2. What is the marginal effect of going to a private school on probability of being very likely to apply to graduate school? Explain.
3. What is the marginal effect of current GPA on probability of being unlikely to apply for graduate school? Explain.
(G) Use “margins” command to calculate the predicated probability of each outcome category for different variables. Use your results to populate the second column of the table below (provide both estimates and standard errors)
Table
Ordered Logit Multinomial Logit
Outcome: probability (apply to graduate school = unlikely)
At least one parent has a graduate degree
None of the parents has a graduate degree
Difference (marginal effect)
Undergraduate institutions = public
Undergraduate institutions = private
Difference (marginal effect)
GPA (marginal effect)
Outcome: probability (apply to graduate school = somewhat likely)
At least one parent has a graduate degree
None of the parents has a graduate degree
Difference (marginal effect)
Undergraduate institutions = public
Undergraduate institutions = private
Difference (marginal effect)
GPA (marginal effect)
Outcome: probability (apply to graduate school = very likely)
At least one parent has a graduate degree
None of the parents has a graduate degree
Difference (marginal effect)
Undergraduate institutions = public
Undergraduate institutions = private
Difference (marginal effect)
GPA (marginal effect)
* — significant at the 10% level ** — significant at the 5% level *** —significant at the 1% level
Notes: standard errors are reported in parenthesis.
(H) Now use multinomial logit to estimate how the three factors mentioned above influence the decision to apply to graduate school.

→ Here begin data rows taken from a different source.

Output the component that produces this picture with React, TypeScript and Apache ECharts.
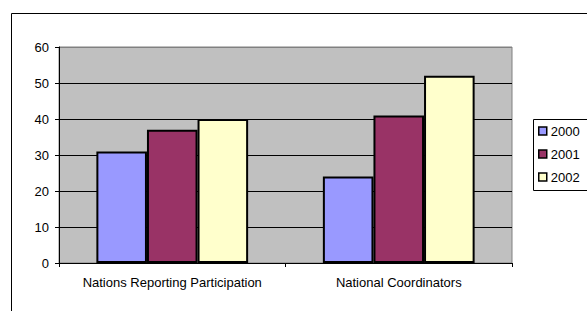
import React, { useEffect, useRef } from "react";
import * as echarts from "echarts";

const categories = ["Nations Reporting Participation", "National Coordinators"];
const years = ["2000", "2001", "2002"];
const values2000 = [31, 24];
const values2001 = [37, 41];
const values2002 = [40, 52];
const yTicks = [0, 10, 20, 30, 40, 50, 60];
const colors = ["#9999FF", "#993366", "#FFFFCC"];

export default function App() {
  const ref = useRef<HTMLDivElement>(null);
  useEffect(() => {
    document.body.style.margin = "0";
    if (!ref.current) return;
    const chart = echarts.init(ref.current, null, { renderer: "svg" });
    const seriesData = [values2000, values2001, values2002];
    const font = "Liberation Sans, Arial, sans-serif";
    chart.setOption({
      animation: false,
      textStyle: { fontFamily: font },
      graphic: [
        {
          type: "rect",
          z: 0,
          silent: true,
          shape: { x: 11.5, y: 13.5, width: 700, height: 500 },
          style: { fill: "none", stroke: "#000", lineWidth: 1 },
        },
        {
          type: "rect",
          z: 1,
          silent: true,
          shape: { x: 533.5, y: 119.5, width: 100, height: 71 },
          style: { fill: "#fff", stroke: "#000", lineWidth: 1 },
        },
      ],
      grid: {
        left: 59,
        top: 47,
        right: 75,
        bottom: 48,
        show: true,
        backgroundColor: "#C0C0C0",
        borderColor: "#808080",
        borderWidth: 1,
      },
      legend: {
        z: 10,
        orient: "vertical",
        left: 538,
        top: 124,
        padding: 0,
        itemWidth: 8,
        itemHeight: 8,
        itemGap: 9,
        icon: "rect",
        data: years,
        textStyle: { fontSize: 13, lineHeight: 14, color: "#000", fontFamily: font, padding: [0, 0, 0, -1] },
        itemStyle: { borderColor: "#000", borderWidth: 1.5 },
      },
      xAxis: {
        type: "category",
        data: categories,
        axisLine: { lineStyle: { color: "#000", width: 1 } },
        axisTick: { show: true, length: 4, lineStyle: { color: "#000" } },
        axisLabel: { interval: 0, fontSize: 13, color: "#000", margin: 13, fontFamily: font },
      },
      yAxis: {
        type: "value",
        min: 0,
        max: 60,
        interval: 10,
        axisLine: { show: true, lineStyle: { color: "#000", width: 1 } },
        axisTick: { show: true, length: 4, lineStyle: { color: "#000" } },
        axisLabel: {
          fontSize: 13,
          color: "#000",
          margin: 10,
          fontFamily: font,
          formatter: (v: number) => (yTicks.includes(v) ? String(v) : ""),
        },
        splitLine: {
          show: true,
          lineStyle: {
            color: ["#000", "#000", "#000", "#000", "#000", "#000", "#808080"],
            width: 1,
          },
        },
      },
      series: years.map((y, i) => ({
        name: y,
        type: "bar",
        data: seriesData[i],
        barGap: "0%",
        barCategoryGap: "33%",
        itemStyle: { color: colors[i], borderColor: "#000", borderWidth: 2 },
      })),
    });
    return () => chart.dispose();
  }, []);
  return <div ref={ref} style={{ width: 587, height: 311 }} />;
}
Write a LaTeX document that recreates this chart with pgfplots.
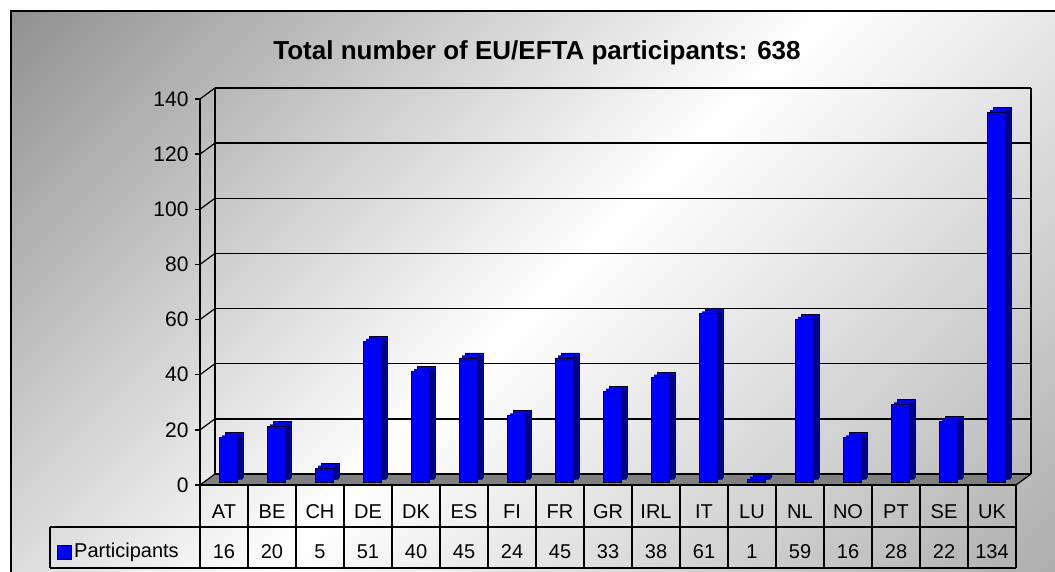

Report the relative risk ratios from this estimation in the second column of the table you created for part (B) above.
(I) Use “margins” command after multinomial logit to calculate the predicated probability of each outcome category for different variables. Use your results to populate the third column of the table you used for part G (provide both estimates and standard errors).
(J) do you find any difference in the marginal effects from ordered logit model versus those from multinomial logit? Explain.
(K) What are some of the differences between ordered logit estimator and multinomial logit estimator? Which one you think is more appropriate as an estimator in this context?